I'm not sure what you mean. By microns, do you mean a rectangle with very small length and width, or do you mean a very thin rectangle?

The aluminum ribbon has two functions. It conducts electricity like the voice coil in a standard driver, and it moves air like a cone or dome. This allows the entire voice coil/piston surface to be one very light structure. I imagine there might be lower limits to ribbon surface area to move enough air, and there might be lower limits to ribbon thickness for it to carry enough current. But to be honest, commenting intelligently about ribbons beyond this level, is above my pay grade :).
 
GranteedEV

GranteedEV

Audioholic Ninja
What exactly does the length, width, and thickness of a ribbon influence in the overall ribbon tweeter design? Is there a minimum length/width/thickness, and what happens as you increase the length/width/thickness?
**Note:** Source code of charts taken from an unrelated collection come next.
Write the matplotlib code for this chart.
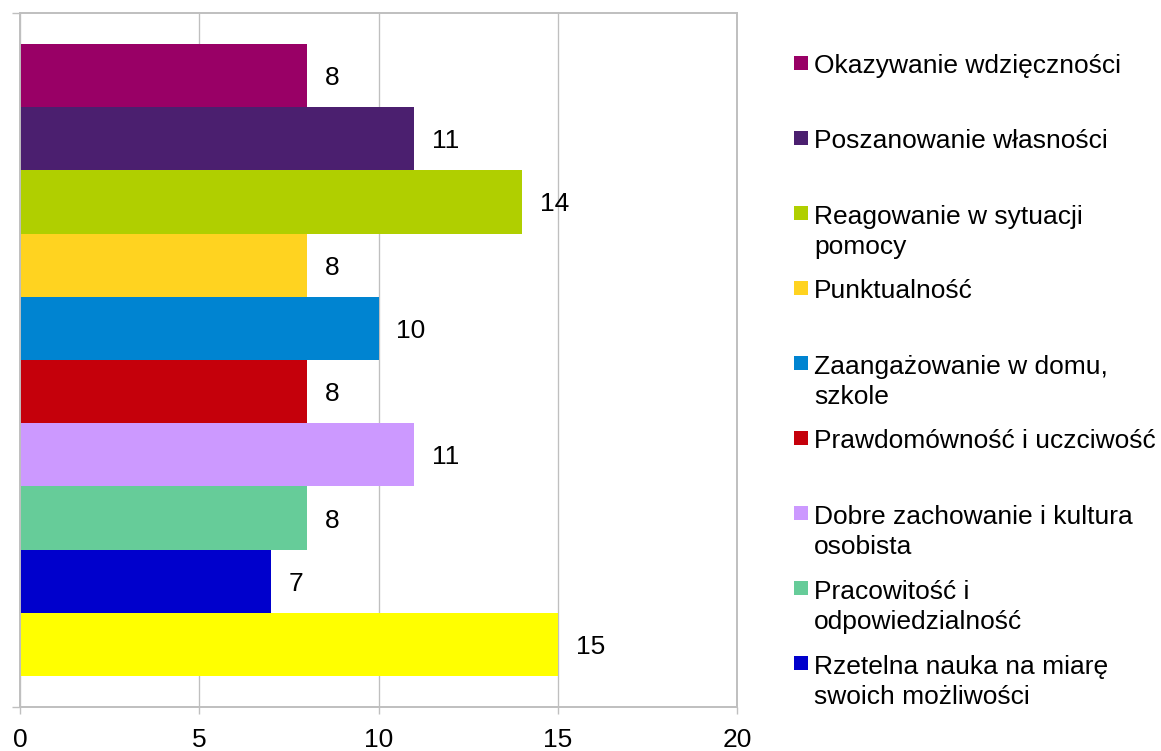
import matplotlib
matplotlib.use("Agg")
import matplotlib.pyplot as plt
from matplotlib.patches import Rectangle
import numpy as np

# data, top bar first
labels = ["Okazywanie wdzięczności", "Poszanowanie własności",
          "Reagowanie w sytuacji\npomocy", "Punktualność",
          "Zaangażowanie w domu,\nszkole", "Prawdomówność i uczciwość",
          "Dobre zachowanie i kultura\nosobista", "Pracowitość i\nodpowiedzialność",
          "Rzetelna nauka na miarę\nswoich możliwości", ""]  # last one not shown in legend
values = [8, 11, 14, 8, 10, 8, 11, 8, 7, 15]
colors = ["#990066", "#4B1F6F", "#B0CF00", "#FFD320", "#0084D1",
          "#C5000B", "#CC99FF", "#66CC99", "#0000CC", "#FFFF00"]
xticks = [0, 5, 10, 15, 20]

W, H = 1161, 751
GRID = "#BFBFBF"
FS = 19
plt.rcParams.update({"font.family": ["Liberation Sans", "DejaVu Sans"], "font.size": FS})

fig = plt.figure(figsize=(W / 100, H / 100), dpi=100)
ax = fig.add_axes([20 / W, 1 - 707 / H, (737 - 20) / W, (707 - 13) / H])

pos = np.arange(len(values))
ax.barh(pos, values, height=1.0, color=colors, zorder=2)
m = 0.49
ax.set_ylim(len(values) - 0.5 + m, -0.5 - m)
ax.set_xlim(0, 20)
ax.set_xticks(xticks)
ax.set_yticks([-0.5 - m, len(values) - 0.5 + m])
ax.set_yticklabels([])
ax.set_axisbelow(True)
ax.grid(axis="x", color=GRID, lw=0.95)
for s in ax.spines.values():
    s.set_color(GRID); s.set_linewidth(1.4)
ax.tick_params(axis="x", length=5, width=1.0, color=GRID, pad=10, labelsize=FS)
ax.tick_params(axis="y", length=6, width=1.0, color=GRID)

for p, v in zip(pos, values):
    ax.text(v + 0.5, p, str(v), va="center_baseline", ha="left", fontsize=FS)

# manual legend, evenly spaced entries (baseline = last line)
cap_half = 9.5
line_px = 32
for i, (lab, c) in enumerate(zip(labels, colors)):
    if not lab:
        continue
    yc = 63 + 75 * i
    n = lab.count("\n") + 1
    fig.add_artist(Rectangle((794 / W, 1 - (yc + 7) / H), 14 / W, 14 / H,
                             transform=fig.transFigure, color=c, lw=0))
    fig.text(814 / W, 1 - (yc + cap_half + (n - 1) * line_px) / H, lab,
             va="baseline", ha="left", fontsize=FS, linespacing=1.35)

fig.savefig("out.png", dpi=100)
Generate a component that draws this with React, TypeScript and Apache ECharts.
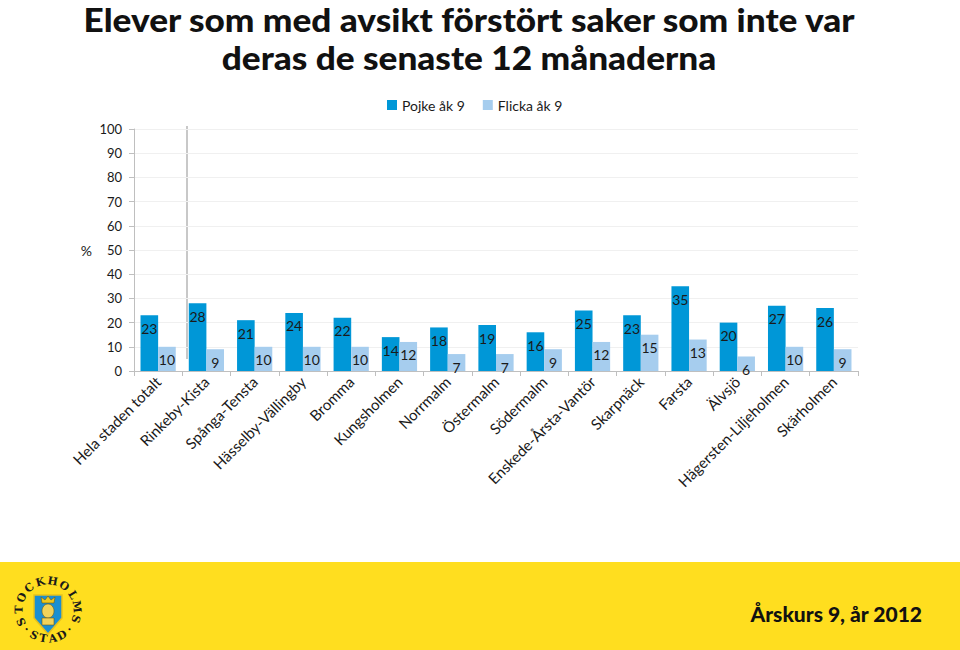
import React, { useEffect, useRef } from "react";
import * as echarts from "echarts";

const categories = [
  "Hela staden totalt", "Rinkeby-Kista", "Spånga-Tensta", "Hässelby-Vällingby", "Bromma",
  "Kungsholmen", "Norrmalm", "Östermalm", "Södermalm", "Enskede-Årsta-Vantör",
  "Skarpnäck", "Farsta", "Älvsjö", "Hägersten-Liljeholmen", "Skärholmen",
];
const pojke = [23, 28, 21, 24, 22, 14, 18, 19, 16, 25, 23, 35, 20, 27, 26];
const flicka = [10, 9, 10, 10, 10, 12, 7, 7, 9, 12, 15, 13, 6, 10, 9];
const seriesNames = ["Pojke åk 9", "Flicka åk 9"];
const titleLines = ["Elever som med avsikt förstört saker som inte var", "deras de senaste 12 månaderna"];
const footerText = "Årskurs 9, år 2012";

const FONT = "Lato, 'Open Sans', sans-serif";

function logoElements(cx: number, cy: number) {
  const els: any[] = [];
  const r = 29;
  const letterFont = "bold 11px 'DejaVu Serif', serif";
  const top = "STOCKHOLMS".split("");
  const a0 = 204, a1 = -18;
  top.forEach((ch, i) => {
    const th = ((a0 + (a1 - a0) * (i / (top.length - 1))) * Math.PI) / 180;
    els.push({
      type: "text",
      x: cx + r * Math.cos(th),
      y: cy - r * Math.sin(th),
      rotation: th - Math.PI / 2,
      style: { text: ch, fill: "#1a1a1a", font: letterFont, align: "center", verticalAlign: "middle" },
    });
  });
  const bot = "·STAD·".split("");
  const b0 = 222, b1 = 318;
  bot.forEach((ch, i) => {
    const th = ((b0 + (b1 - b0) * (i / (bot.length - 1))) * Math.PI) / 180;
    els.push({
      type: "text",
      x: cx + r * Math.cos(th),
      y: cy - r * Math.sin(th),
      rotation: th + Math.PI / 2,
      style: { text: ch, fill: "#1a1a1a", font: letterFont, align: "center", verticalAlign: "middle" },
    });
  });
  els.push({
    type: "polygon",
    shape: { points: [[cx - 14, cy - 15], [cx + 14, cy - 15], [cx + 14, cy + 8], [cx, cy + 24], [cx - 14, cy + 8]] },
    style: { fill: "#1b8fd2", stroke: "#e8c21c", lineWidth: 1.5 },
  });
  els.push({
    type: "polygon",
    shape: { points: [[cx - 6, cy - 7], [cx - 7, cy - 13], [cx - 3, cy - 10], [cx, cy - 14], [cx + 3, cy - 10], [cx + 7, cy - 13], [cx + 6, cy - 7]] },
    style: { fill: "#f0c81c", stroke: "#6b5a10", lineWidth: 0.6 },
  });
  els.push({ type: "ellipse", shape: { cx, cy: cy + 1, rx: 6, ry: 7 }, style: { fill: "#f2d35a", stroke: "#6b5a10", lineWidth: 0.6 } });
  els.push({ type: "rect", shape: { x: cx - 6, y: cy + 8, width: 12, height: 7 }, style: { fill: "#f2d35a", stroke: "#6b5a10", lineWidth: 0.6 } });
  return els;
}

export default function App() {
  const ref = useRef<HTMLDivElement>(null);
  useEffect(() => {
    if (!ref.current) return;
    const chart = echarts.init(ref.current, null, { renderer: "svg" });
    const labelStyle = {
      show: true,
      position: "insideTop" as const,
      distance: 6,
      color: "#1a1a1a",
      fontSize: 14,
      fontFamily: FONT,
    };
    chart.setOption({
      animation: false,
      backgroundColor: "#ffffff",
      textStyle: { fontFamily: FONT },
      legend: {
        data: seriesNames,
        left: 382,
        top: 93,
        itemWidth: 10,
        itemHeight: 10,
        itemGap: 18,
        icon: "rect",
        textStyle: { fontSize: 14, color: "#1a1a1a", fontFamily: FONT },
      },
      grid: { left: 134, right: 102, top: 129, bottom: 279, containLabel: false },
      xAxis: {
        type: "category",
        data: categories,
        axisLine: { lineStyle: { color: "#bfbfbf" } },
        axisTick: { show: true, length: 5, lineStyle: { color: "#bfbfbf" } },
        axisLabel: { rotate: 45, color: "#1a1a1a", fontSize: 15, fontFamily: FONT, margin: 8, interval: 0 },
      },
      yAxis: {
        type: "value",
        min: 0,
        max: 100,
        interval: 10,
        name: "%",
        nameLocation: "middle",
        nameRotate: 0,
        nameGap: 42,
        nameTextStyle: { fontSize: 14, color: "#1a1a1a", fontFamily: FONT },
        axisLine: { show: true, lineStyle: { color: "#bfbfbf" } },
        axisTick: { show: true, length: 5, lineStyle: { color: "#bfbfbf" } },
        axisLabel: { color: "#1a1a1a", fontSize: 13, fontFamily: FONT, margin: 12 },
        splitLine: { lineStyle: { color: "#f0f0f0" } },
      },
      series: [
        {
          name: seriesNames[0],
          type: "bar",
          data: pojke,
          barGap: "0%",
          barCategoryGap: "27%",
          itemStyle: { color: "#0097d7" },
          label: labelStyle,
        },
        {
          name: seriesNames[1],
          type: "bar",
          data: flicka,
          itemStyle: { color: "#a6cdee" },
          label: labelStyle,
        },
      ],
      graphic: [
        {
          type: "text",
          x: 469,
          y: 20,
          scaleX: 1.1,
          style: { text: titleLines[0], fill: "#111", font: `900 32px ${FONT}`, align: "center", verticalAlign: "middle" },
        },
        {
          type: "text",
          x: 469,
          y: 58,
          scaleX: 1.1,
          style: { text: titleLines[1], fill: "#111", font: `900 32px ${FONT}`, align: "center", verticalAlign: "middle" },
        },
        { type: "line", shape: { x1: 187, y1: 126, x2: 187, y2: 359 }, style: { stroke: "#c8c8c8", lineWidth: 2 } },
        { type: "rect", shape: { x: 0, y: 562, width: 960, height: 88 }, style: { fill: "#ffde1f" } },
        ...logoElements(48, 610),
        {
          type: "text",
          x: 922,
          y: 613,
          style: { text: footerText, fill: "#111", font: `900 21px ${FONT}`, align: "right", verticalAlign: "middle" },
        },
      ],
    });
    return () => chart.dispose();
  }, []);
  return <div ref={ref} style={{ width: 960, height: 650, position: "absolute", left: 0, top: 0 }} />;
}
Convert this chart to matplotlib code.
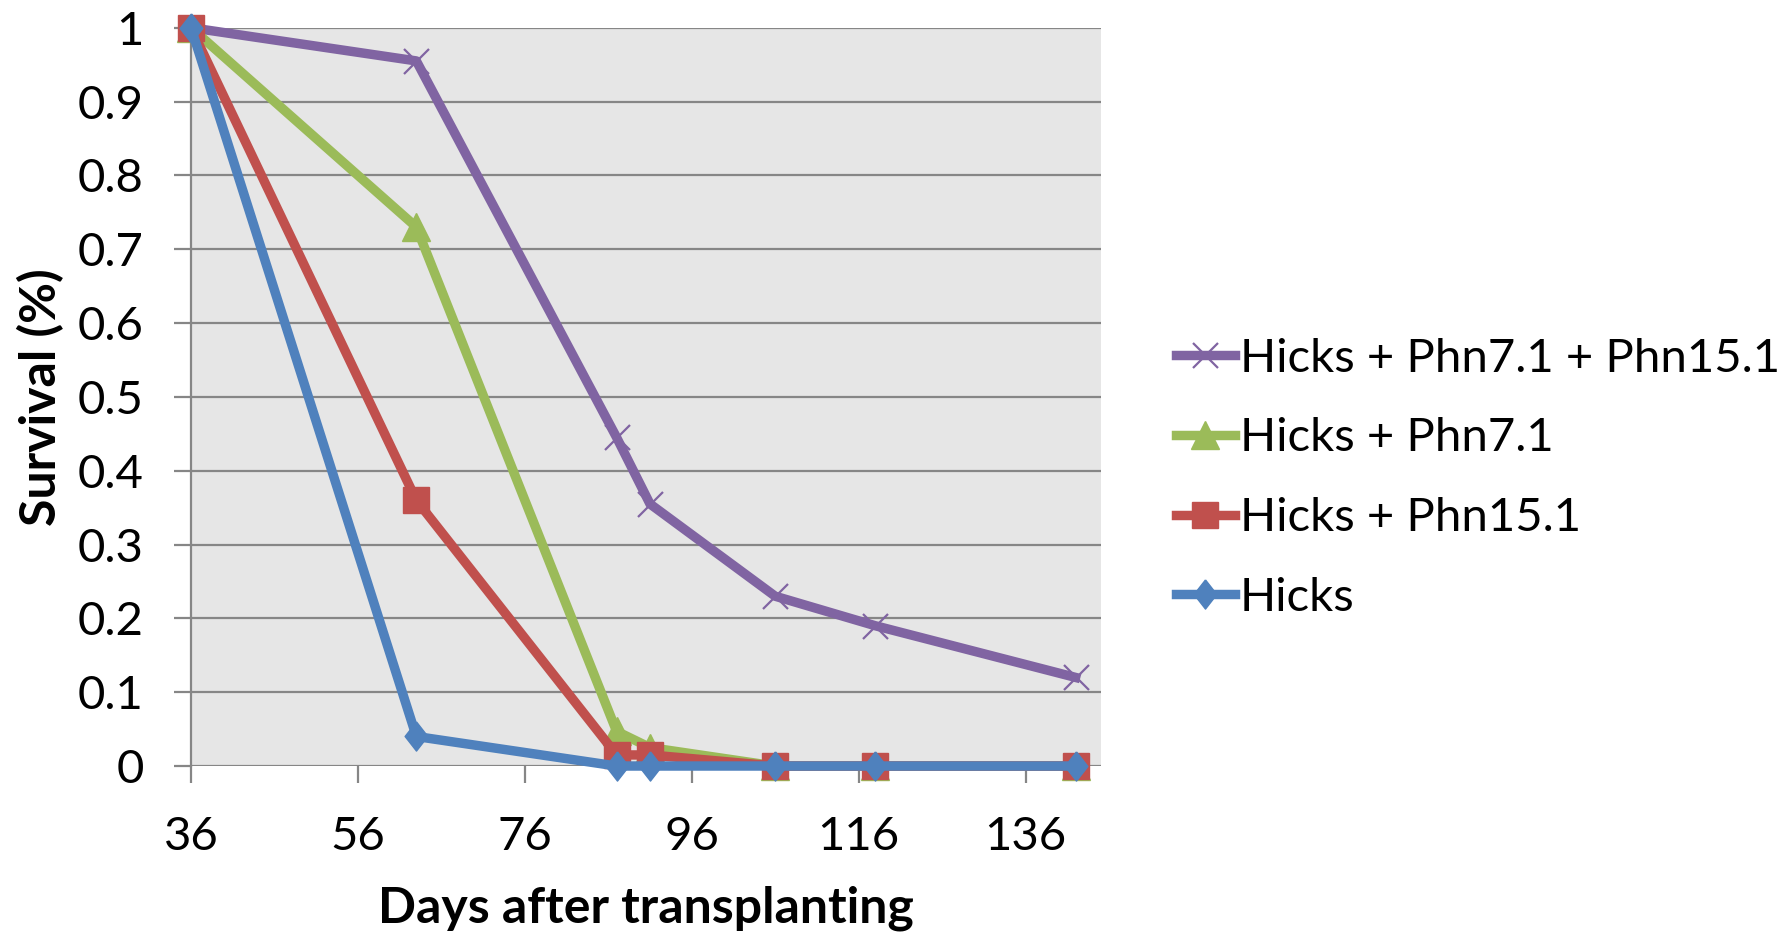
import matplotlib
matplotlib.use("Agg")
import matplotlib.pyplot as plt

# survival per line over days after transplanting
days = [36, 63, 87, 91, 106, 118, 142]
hicks = [1, 0.04, 0, 0, 0, 0, 0]
hicks_phn15 = [1, 0.36, 0.015, 0.015, 0, 0, 0]
hicks_phn7 = [1, 0.73, 0.047, 0.025, 0, 0, 0]
hicks_both = [1, 0.955, 0.445, 0.355, 0.23, 0.19, 0.12]

x_ticks = [36, 56, 76, 96, 116, 136]
y_ticks = [0, 0.1, 0.2, 0.3, 0.4, 0.5, 0.6, 0.7, 0.8, 0.9, 1]

plt.rcParams['font.family'] = ['Lato', 'DejaVu Sans']

fig = plt.figure(figsize=(17.87, 9.36), dpi=100)
ax = fig.add_axes([0.1069, 0.1816, 0.5090, 0.7888])
ax.set_facecolor('#e6e6e6')

diamond = [(0, 1), (0.78, 0), (0, -1), (-0.78, 0), (0, 1)]
lw = 6.8

ax.plot(days, hicks_both, color='#8064a2', lw=lw, marker='x', ms=18, mew=1.6,
        label='Hicks + Phn7.1 + Phn15.1', zorder=3, clip_on=False)
ax.plot(days, hicks_phn7, color='#9bbb59', lw=lw, marker='^', ms=20,
        label='Hicks + Phn7.1', zorder=4, clip_on=False)
ax.plot(days, hicks_phn15, color='#c0504d', lw=lw, marker='s', ms=18.5,
        label='Hicks + Phn15.1', zorder=5, clip_on=False)
ax.plot(days, hicks, color='#4f81bd', lw=lw, marker=diamond, ms=21,
        label='Hicks', zorder=6, clip_on=False)

ax.set_xlim(36, 145)
ax.set_ylim(0, 1)
ax.set_xticks(x_ticks)
ax.set_yticks(y_ticks)
ax.set_yticklabels(['0', '0.1', '0.2', '0.3', '0.4', '0.5', '0.6', '0.7', '0.8', '0.9', '1'])

ax.yaxis.grid(True, color='#868686', lw=1.6)
ax.set_axisbelow(True)
for side in ['top', 'right', 'bottom']:
    ax.spines[side].set_visible(False)
ax.spines['left'].set_color('#868686')
ax.spines['left'].set_linewidth(1.6)

ax.tick_params(axis='both', direction='out', length=12, width=1.6,
               color='#868686', labelsize=34)
ax.tick_params(axis='y', pad=22)
ax.tick_params(axis='x', pad=24)

ax.set_xlabel('Days after transplanting', fontsize=36, fontweight='bold', labelpad=20)
ax.set_ylabel('Survival (%)', fontsize=36, fontweight='bold', labelpad=10)

fig.legend(loc='center left', bbox_to_anchor=(0.658, 0.489), frameon=False,
           fontsize=34, handlelength=1.25, handletextpad=0.1, labelspacing=0.8,
           borderpad=0, borderaxespad=0)

fig.savefig('out.png', dpi=100)
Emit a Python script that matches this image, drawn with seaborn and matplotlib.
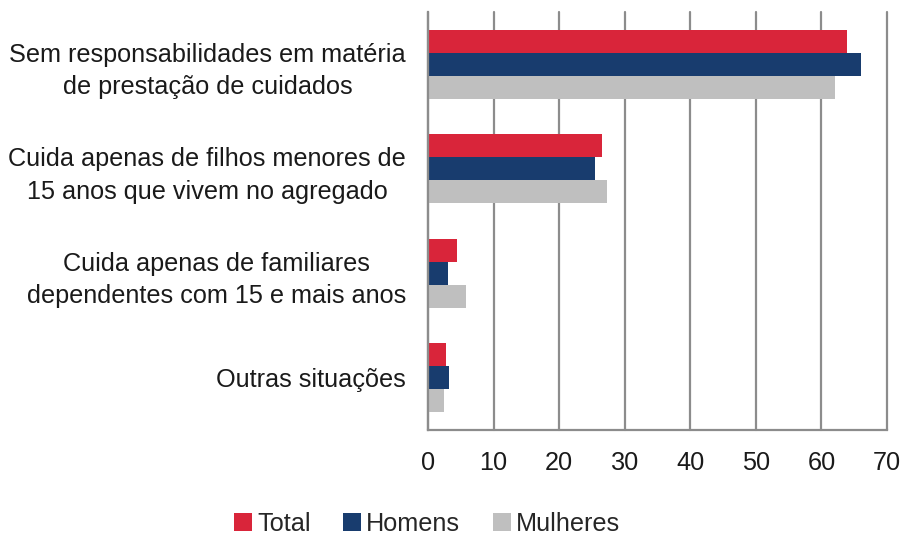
import numpy as np
import pandas as pd
import matplotlib
matplotlib.use('Agg')
import matplotlib.pyplot as plt
import seaborn as sns

# Data (%)
categories = [
    "Sem responsabilidades em matéria\nde prestação de cuidados",
    "Cuida apenas de filhos menores de\n15 anos que vivem no agregado",
    "Cuida apenas de familiares\ndependentes com 15 e mais anos",
    "Outras situações",
]
series = ["Total", "Homens", "Mulheres"]
total = [63.9, 26.5, 4.5, 2.7]
homens = [66.0, 25.5, 3.0, 3.2]
mulheres = [62.1, 27.3, 5.8, 2.4]
colors = ["#D9253A", "#183C6E", "#BFBFBF"]

df = pd.DataFrame({
    "Categoria": categories * 3,
    "Grupo": [s for s in series for _ in categories],
    "Valor": total + homens + mulheres,
})

sns.set_style("white")
plt.rcParams['font.family'] = ['Liberation Sans', 'DejaVu Sans']

fig = plt.figure(figsize=(9.01, 5.40), dpi=100)
ax = fig.add_axes([0.475, 0.2037, 0.5095, 0.7743])

sns.barplot(data=df, y="Categoria", x="Valor", hue="Grupo", orient="h",
            palette=colors, saturation=1, width=0.66, gap=0, linewidth=0,
            ax=ax, legend=True)

ax.set_xlim(0, 70)
ax.set_ylim(3.5, -0.5)
ax.set_xticks(np.arange(0, 71, 10))
ax.set_xlabel("")
ax.set_ylabel("")

grid_col = "#8C8C8C"
ax.grid(axis="x", color=grid_col, linewidth=1.6)
for gl in ax.get_xgridlines():
    gl.set_clip_on(False)
ax.set_axisbelow(True)
for side in ["top", "right"]:
    ax.spines[side].set_visible(False)
for side in ["left", "bottom"]:
    ax.spines[side].set_color(grid_col)
    ax.spines[side].set_linewidth(1.6)

fs = 18.2
ax.set_yticks(np.arange(-0.5, 4.0, 1.0), minor=True)
ax.tick_params(axis="y", which="major", length=0, labelsize=fs, pad=16, colors="#1a1a1a")
ax.tick_params(axis="y", which="minor", length=6, width=1.6, color=grid_col, direction="out")
ax.tick_params(axis="x", length=6, width=1.6, color=grid_col, direction="out",
               labelsize=fs, labelcolor="#1a1a1a", pad=9)
plt.setp(ax.get_yticklabels(), multialignment="center", linespacing=1.45)

handles, labels = ax.get_legend_handles_labels()
ax.get_legend().remove()
fig.legend(handles, labels, loc="center", bbox_to_anchor=(0.474, 0.03), ncol=3,
           frameon=False, fontsize=fs, handlelength=0.7, handleheight=0.7,
           handletextpad=0.2, columnspacing=1.3, borderpad=0.1)

fig.savefig("out.png", dpi=100)
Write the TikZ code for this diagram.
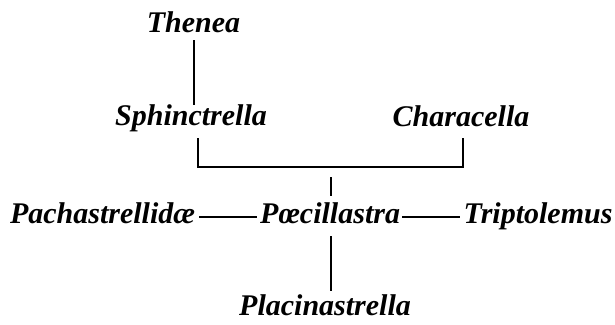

Thanks
The actual thickness of the ribbon element will affect the mass that the magnet must move.
The width of the ribbon affects its horizontal dispersion as well as its radiating surface area.
the height of the ribbon affects a few things:

radiating surface area (which affects maximum output at a given frequency at the bottom of its passband)
type of source (as a ribbon gets longer, it begins to approach a line source at higher frequencies)
center-to-center distance from the midrange driver with which a crossover is being applied (which is complicated-ish)
 
R

RedJacket

Audioholic Intern
Well if the Aluminum serves as a voice coil, wouldn't that be closer to the planar magnetic ribbon configuration? I'm talking more about a pure ribbon, suspended between 2 magnets, through which you pass a current through. If you're designing a Ribbon with a material that has good response all the way up to like 100 Khz, I'm asking if you can use a length/width of maybe something like 25 microns x 15 microns (theoretically), and micron thickness as well. Would you get a much better dispersion for this configuration, because it's much smaller than the wavelength at those high frequencies? What do you think the sensitivity/dispersion would look like?